◆ Description of the task ◆
Transcribe the material verbatim in full; the pictures do not belong in the copy.
+---+
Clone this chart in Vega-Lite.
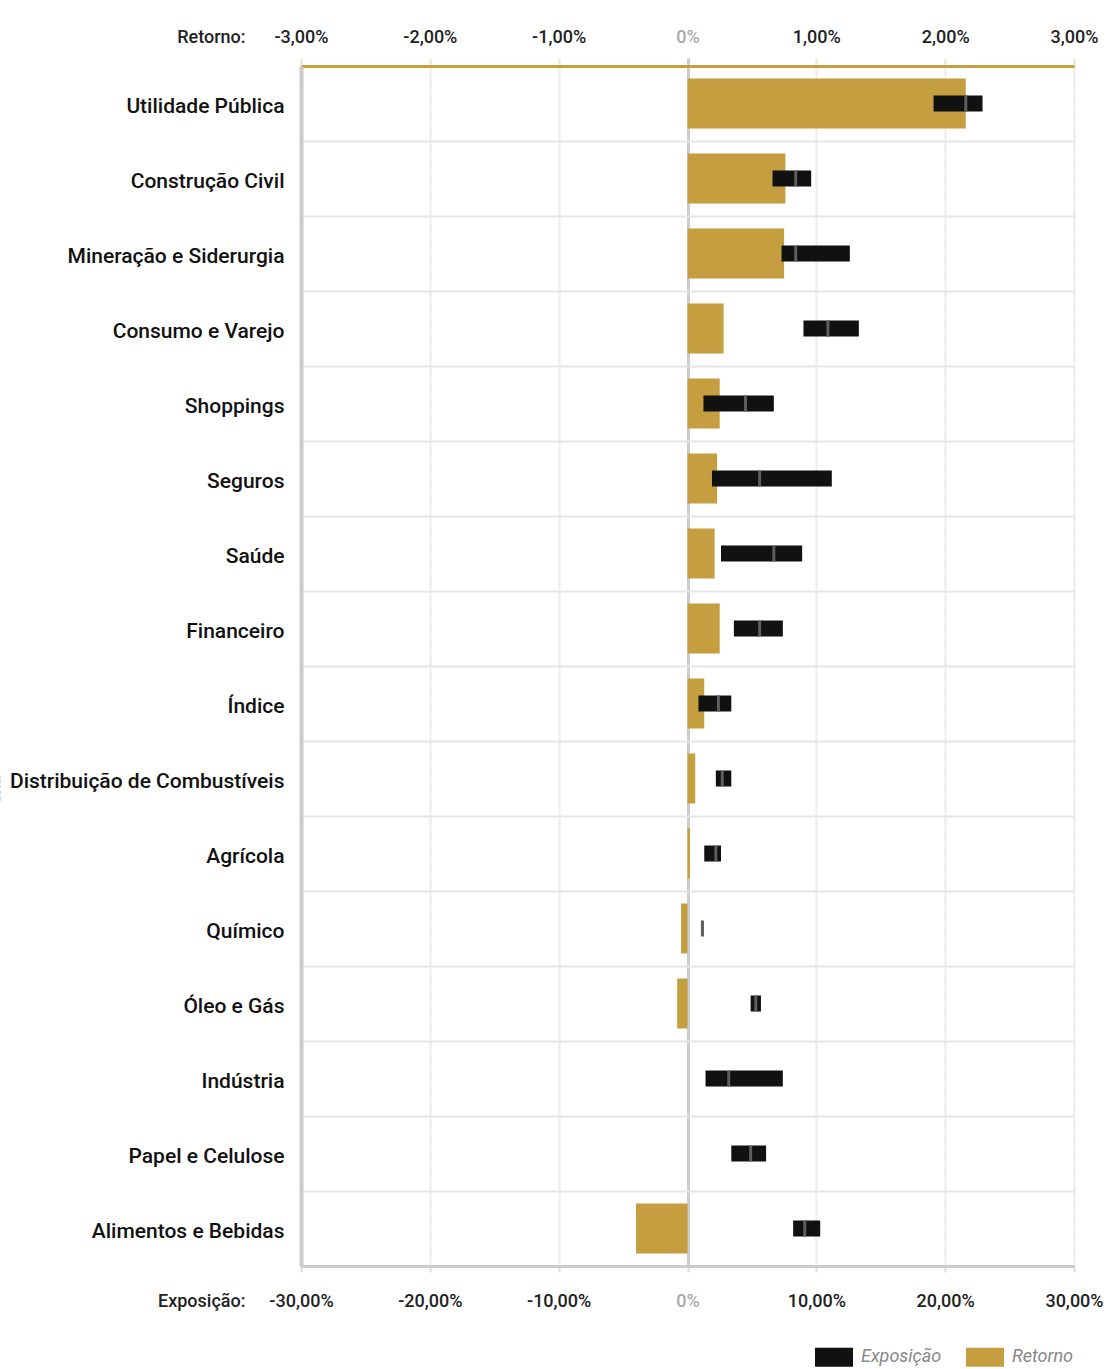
{
  "$schema": "https://vega.github.io/schema/vega-lite/v6.json",
  "width": 773,
  "height": 1200,
  "autosize": {"type": "none"},
  "padding": {"left": 301, "top": 66, "right": 45, "bottom": 103},
  "background": "#ffffff",
  "config": {
    "font": "Roboto",
    "view": {"stroke": null}
  },
  "data": {
    "values": [
      {"setor": "Utilidade Pública", "retorno": 0.0216, "expMin": 0.191, "expMax": 0.229, "expAtual": 0.216},
      {"setor": "Construção Civil", "retorno": 0.0076, "expMin": 0.066, "expMax": 0.096, "expAtual": 0.084},
      {"setor": "Mineração e Siderurgia", "retorno": 0.0075, "expMin": 0.073, "expMax": 0.126, "expAtual": 0.084},
      {"setor": "Consumo e Varejo", "retorno": 0.0028, "expMin": 0.090, "expMax": 0.133, "expAtual": 0.109},
      {"setor": "Shoppings", "retorno": 0.0025, "expMin": 0.0124, "expMax": 0.067, "expAtual": 0.045},
      {"setor": "Seguros", "retorno": 0.0023, "expMin": 0.019, "expMax": 0.112, "expAtual": 0.056},
      {"setor": "Saúde", "retorno": 0.0021, "expMin": 0.026, "expMax": 0.089, "expAtual": 0.067},
      {"setor": "Financeiro", "retorno": 0.0025, "expMin": 0.036, "expMax": 0.074, "expAtual": 0.056},
      {"setor": "Índice", "retorno": 0.0013, "expMin": 0.0085, "expMax": 0.034, "expAtual": 0.024},
      {"setor": "Distribuição de Combustíveis", "retorno": 0.0006, "expMin": 0.022, "expMax": 0.034, "expAtual": 0.027},
      {"setor": "Agrícola", "retorno": 0.0002, "expMin": 0.013, "expMax": 0.026, "expAtual": 0.022},
      {"setor": "Químico", "retorno": -0.0005, "expMin": 0.0115, "expMax": 0.0115, "expAtual": 0.0116},
      {"setor": "Óleo e Gás", "retorno": -0.0008, "expMin": 0.049, "expMax": 0.057, "expAtual": 0.053},
      {"setor": "Indústria", "retorno": 0.0, "expMin": 0.014, "expMax": 0.074, "expAtual": 0.032},
      {"setor": "Papel e Celulose", "retorno": 0.0, "expMin": 0.034, "expMax": 0.061, "expAtual": 0.049},
      {"setor": "Alimentos e Bebidas", "retorno": -0.004, "expMin": 0.082, "expMax": 0.103, "expAtual": 0.091}
    ]
  },
  "encoding": {
    "y": {
      "field": "setor",
      "type": "nominal",
      "sort": null,
      "scale": {"paddingInner": 0, "paddingOuter": 0},
      "axis": {
        "title": "Setor",
        "titleColor": "#cccccc",
        "titleFontSize": 12,
        "titleFontWeight": "normal",
        "titleX": -298,
        "titleY": 722,
        "titleAngle": -90,
        "titleAlign": "center",
        "titleBaseline": "bottom",
        "labelFontSize": 21,
        "labelFontWeight": 500,
        "labelColor": "#111111",
        "labelPadding": 17,
        "labelOffset": 3,
        "labelLimit": 400,
        "ticks": false,
        "tickBand": "extent",
        "grid": true,
        "gridColor": "#e6e6e6",
        "gridWidth": 2,
        "domainColor": "#cccccc",
        "domainWidth": 4
      }
    }
  },
  "layer": [
    {
      "mark": {"type": "bar", "size": 50},
      "encoding": {
        "x": {
          "field": "retorno",
          "type": "quantitative",
          "scale": {"domain": [-0.03, 0.03], "nice": false},
          "axis": {
            "orient": "top",
            "values": [-0.03, -0.02, -0.01, 0, 0.01, 0.02, 0.03],
            "labelExpr": "datum.value === 0 ? '0%' : replace(replace(format(datum.value * 100, '.2f') + '%', '.', ','), '\u2212', '-')",
            "labelFlush": false,
            "labelOverlap": false,
            "labelFontSize": 18,
            "labelFontWeight": 500,
            "labelColor": {"condition": {"test": "datum.value === 0", "value": "#aaaaaa"}, "value": "#222222"},
            "labelPadding": 12,
            "tickSize": 8,
            "tickColor": {"condition": {"test": "datum.value === 0", "value": "#cccccc"}, "value": "#e9e3cf"},
            "tickWidth": {"condition": {"test": "datum.value === 0", "value": 3}, "value": 2},
            "grid": true,
            "gridColor": {"condition": {"test": "datum.value === 0", "value": "#cccccc"}, "value": "#e9e3cf"},
            "gridWidth": {"condition": {"test": "datum.value === 0", "value": 3}, "value": 2},
            "gridDash": {"condition": {"test": "datum.value === 0", "value": []}, "value": [8, 8]},
            "domainColor": "#c49e3f",
            "domainWidth": 3,
            "title": "Retorno:",
            "titleFontSize": 18,
            "titleFontWeight": 500,
            "titleColor": "#222222",
            "titleAngle": 0,
            "titleAlign": "right",
            "titleBaseline": "middle",
            "titleX": -56,
            "titleY": -29
          }
        },
        "color": {
          "datum": "Retorno",
          "type": "nominal",
          "scale": {"domain": ["Exposição", "Retorno"], "range": ["#111111", "#c49e3f"]},
          "legend": {
            "title": null,
            "orient": "none",
            "direction": "horizontal",
            "legendX": 514,
            "legendY": 1272,
            "symbolType": "M-1,-0.5H1V0.5H-1Z",
            "symbolSize": 1444,
            "symbolStrokeWidth": 0,
            "symbolOpacity": 1,
            "labelFontSize": 18,
            "labelFontStyle": "italic",
            "labelColor": "#888888",
            "labelOffset": 8,
            "columnPadding": 24,
            "padding": 0
          }
        }
      }
    },
    {
      "mark": {"type": "bar", "size": 16},
      "encoding": {
        "x": {
          "field": "expMin",
          "type": "quantitative",
          "scale": {"domain": [-0.3, 0.3], "nice": false},
          "axis": {
            "orient": "bottom",
            "values": [-0.3, -0.2, -0.1, 0, 0.1, 0.2, 0.3],
            "labelExpr": "datum.value === 0 ? '0%' : replace(replace(format(datum.value * 100, '.2f') + '%', '.', ','), '\u2212', '-')",
            "labelFlush": false,
            "labelOverlap": false,
            "labelFontSize": 18,
            "labelFontWeight": 500,
            "labelColor": {"condition": {"test": "datum.value === 0", "value": "#aaaaaa"}, "value": "#222222"},
            "labelPadding": 20,
            "tickSize": 6,
            "tickColor": "#dddddd",
            "tickWidth": 2,
            "grid": true,
            "gridColor": {"condition": {"test": "datum.value === 0", "value": "#cccccc"}, "value": "#efefef"},
            "gridWidth": {"condition": {"test": "datum.value === 0", "value": 3}, "value": 2},
            "domainColor": "#cccccc",
            "domainWidth": 3,
            "title": "Exposição:",
            "titleFontSize": 18,
            "titleFontWeight": 500,
            "titleColor": "#222222",
            "titleAngle": 0,
            "titleAlign": "right",
            "titleBaseline": "middle",
            "titleX": -56,
            "titleY": 35
          }
        },
        "x2": {"field": "expMax"},
        "color": {"datum": "Exposição", "type": "nominal"}
      }
    },
    {
      "mark": {"type": "tick", "orient": "vertical", "size": 16, "thickness": 3, "color": "#5e5e5e", "opacity": 1},
      "encoding": {
        "x": {
          "field": "expAtual",
          "type": "quantitative",
          "scale": {"domain": [-0.3, 0.3], "nice": false},
          "axis": null
        }
      }
    }
  ],
  "resolve": {"scale": {"x": "independent"}, "axis": {"x": "independent"}}
}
+---+
◆ Correct response ◆
Clone this chart in Vega-Lite.
{
  "$schema": "https://vega.github.io/schema/vega-lite/v6.json",
  "width": 773,
  "height": 1200,
  "autosize": {"type": "none"},
  "padding": {"left": 301, "top": 66, "right": 45, "bottom": 103},
  "background": "#ffffff",
  "config": {
    "font": "Roboto",
    "view": {"stroke": null}
  },
  "data": {
    "values": [
      {"setor": "Utilidade Pública", "retorno": 0.0216, "expMin": 0.191, "expMax": 0.229, "expAtual": 0.216},
      {"setor": "Construção Civil", "retorno": 0.0076, "expMin": 0.066, "expMax": 0.096, "expAtual": 0.084},
      {"setor": "Mineração e Siderurgia", "retorno": 0.0075, "expMin": 0.073, "expMax": 0.126, "expAtual": 0.084},
      {"setor": "Consumo e Varejo", "retorno": 0.0028, "expMin": 0.090, "expMax": 0.133, "expAtual": 0.109},
      {"setor": "Shoppings", "retorno": 0.0025, "expMin": 0.0124, "expMax": 0.067, "expAtual": 0.045},
      {"setor": "Seguros", "retorno": 0.0023, "expMin": 0.019, "expMax": 0.112, "expAtual": 0.056},
      {"setor": "Saúde", "retorno": 0.0021, "expMin": 0.026, "expMax": 0.089, "expAtual": 0.067},
      {"setor": "Financeiro", "retorno": 0.0025, "expMin": 0.036, "expMax": 0.074, "expAtual": 0.056},
      {"setor": "Índice", "retorno": 0.0013, "expMin": 0.0085, "expMax": 0.034, "expAtual": 0.024},
      {"setor": "Distribuição de Combustíveis", "retorno": 0.0006, "expMin": 0.022, "expMax": 0.034, "expAtual": 0.027},
      {"setor": "Agrícola", "retorno": 0.0002, "expMin": 0.013, "expMax": 0.026, "expAtual": 0.022},
      {"setor": "Químico", "retorno": -0.0005, "expMin": 0.0115, "expMax": 0.0115, "expAtual": 0.0116},
      {"setor": "Óleo e Gás", "retorno": -0.0008, "expMin": 0.049, "expMax": 0.057, "expAtual": 0.053},
      {"setor": "Indústria", "retorno": 0.0, "expMin": 0.014, "expMax": 0.074, "expAtual": 0.032},
      {"setor": "Papel e Celulose", "retorno": 0.0, "expMin": 0.034, "expMax": 0.061, "expAtual": 0.049},
      {"setor": "Alimentos e Bebidas", "retorno": -0.004, "expMin": 0.082, "expMax": 0.103, "expAtual": 0.091}
    ]
  },
  "encoding": {
    "y": {
      "field": "setor",
      "type": "nominal",
      "sort": null,
      "scale": {"paddingInner": 0, "paddingOuter": 0},
      "axis": {
        "title": "Setor",
        "titleColor": "#cccccc",
        "titleFontSize": 12,
        "titleFontWeight": "normal",
        "titleX": -298,
        "titleY": 722,
        "titleAngle": -90,
        "titleAlign": "center",
        "titleBaseline": "bottom",
        "labelFontSize": 21,
        "labelFontWeight": 500,
        "labelColor": "#111111",
        "labelPadding": 17,
        "labelOffset": 3,
        "labelLimit": 400,
        "ticks": false,
        "tickBand": "extent",
        "grid": true,
        "gridColor": "#e6e6e6",
        "gridWidth": 2,
        "domainColor": "#cccccc",
        "domainWidth": 4
      }
    }
  },
  "layer": [
    {
      "mark": {"type": "bar", "size": 50},
      "encoding": {
        "x": {
          "field": "retorno",
          "type": "quantitative",
          "scale": {"domain": [-0.03, 0.03], "nice": false},
          "axis": {
            "orient": "top",
            "values": [-0.03, -0.02, -0.01, 0, 0.01, 0.02, 0.03],
            "labelExpr": "datum.value === 0 ? '0%' : replace(replace(format(datum.value * 100, '.2f') + '%', '.', ','), '\u2212', '-')",
            "labelFlush": false,
            "labelOverlap": false,
            "labelFontSize": 18,
            "labelFontWeight": 500,
            "labelColor": {"condition": {"test": "datum.value === 0", "value": "#aaaaaa"}, "value": "#222222"},
            "labelPadding": 12,
            "tickSize": 8,
            "tickColor": {"condition": {"test": "datum.value === 0", "value": "#cccccc"}, "value": "#e9e3cf"},
            "tickWidth": {"condition": {"test": "datum.value === 0", "value": 3}, "value": 2},
            "grid": true,
            "gridColor": {"condition": {"test": "datum.value === 0", "value": "#cccccc"}, "value": "#e9e3cf"},
            "gridWidth": {"condition": {"test": "datum.value === 0", "value": 3}, "value": 2},
            "gridDash": {"condition": {"test": "datum.value === 0", "value": []}, "value": [8, 8]},
            "domainColor": "#c49e3f",
            "domainWidth": 3,
            "title": "Retorno:",
            "titleFontSize": 18,
            "titleFontWeight": 500,
            "titleColor": "#222222",
            "titleAngle": 0,
            "titleAlign": "right",
            "titleBaseline": "middle",
            "titleX": -56,
            "titleY": -29
          }
        },
        "color": {
          "datum": "Retorno",
          "type": "nominal",
          "scale": {"domain": ["Exposição", "Retorno"], "range": ["#111111", "#c49e3f"]},
          "legend": {
            "title": null,
            "orient": "none",
            "direction": "horizontal",
            "legendX": 514,
            "legendY": 1272,
            "symbolType": "M-1,-0.5H1V0.5H-1Z",
            "symbolSize": 1444,
            "symbolStrokeWidth": 0,
            "symbolOpacity": 1,
            "labelFontSize": 18,
            "labelFontStyle": "italic",
            "labelColor": "#888888",
            "labelOffset": 8,
            "columnPadding": 24,
            "padding": 0
          }
        }
      }
    },
    {
      "mark": {"type": "bar", "size": 16},
      "encoding": {
        "x": {
          "field": "expMin",
          "type": "quantitative",
          "scale": {"domain": [-0.3, 0.3], "nice": false},
          "axis": {
            "orient": "bottom",
            "values": [-0.3, -0.2, -0.1, 0, 0.1, 0.2, 0.3],
            "labelExpr": "datum.value === 0 ? '0%' : replace(replace(format(datum.value * 100, '.2f') + '%', '.', ','), '\u2212', '-')",
            "labelFlush": false,
            "labelOverlap": false,
            "labelFontSize": 18,
            "labelFontWeight": 500,
            "labelColor": {"condition": {"test": "datum.value === 0", "value": "#aaaaaa"}, "value": "#222222"},
            "labelPadding": 20,
            "tickSize": 6,
            "tickColor": "#dddddd",
            "tickWidth": 2,
            "grid": true,
            "gridColor": {"condition": {"test": "datum.value === 0", "value": "#cccccc"}, "value": "#efefef"},
            "gridWidth": {"condition": {"test": "datum.value === 0", "value": 3}, "value": 2},
            "domainColor": "#cccccc",
            "domainWidth": 3,
            "title": "Exposição:",
            "titleFontSize": 18,
            "titleFontWeight": 500,
            "titleColor": "#222222",
            "titleAngle": 0,
            "titleAlign": "right",
            "titleBaseline": "middle",
            "titleX": -56,
            "titleY": 35
          }
        },
        "x2": {"field": "expMax"},
        "color": {"datum": "Exposição", "type": "nominal"}
      }
    },
    {
      "mark": {"type": "tick", "orient": "vertical", "size": 16, "thickness": 3, "color": "#5e5e5e", "opacity": 1},
      "encoding": {
        "x": {
          "field": "expAtual",
          "type": "quantitative",
          "scale": {"domain": [-0.3, 0.3], "nice": false},
          "axis": null
        }
      }
    }
  ],
  "resolve": {"scale": {"x": "independent"}, "axis": {"x": "independent"}}
}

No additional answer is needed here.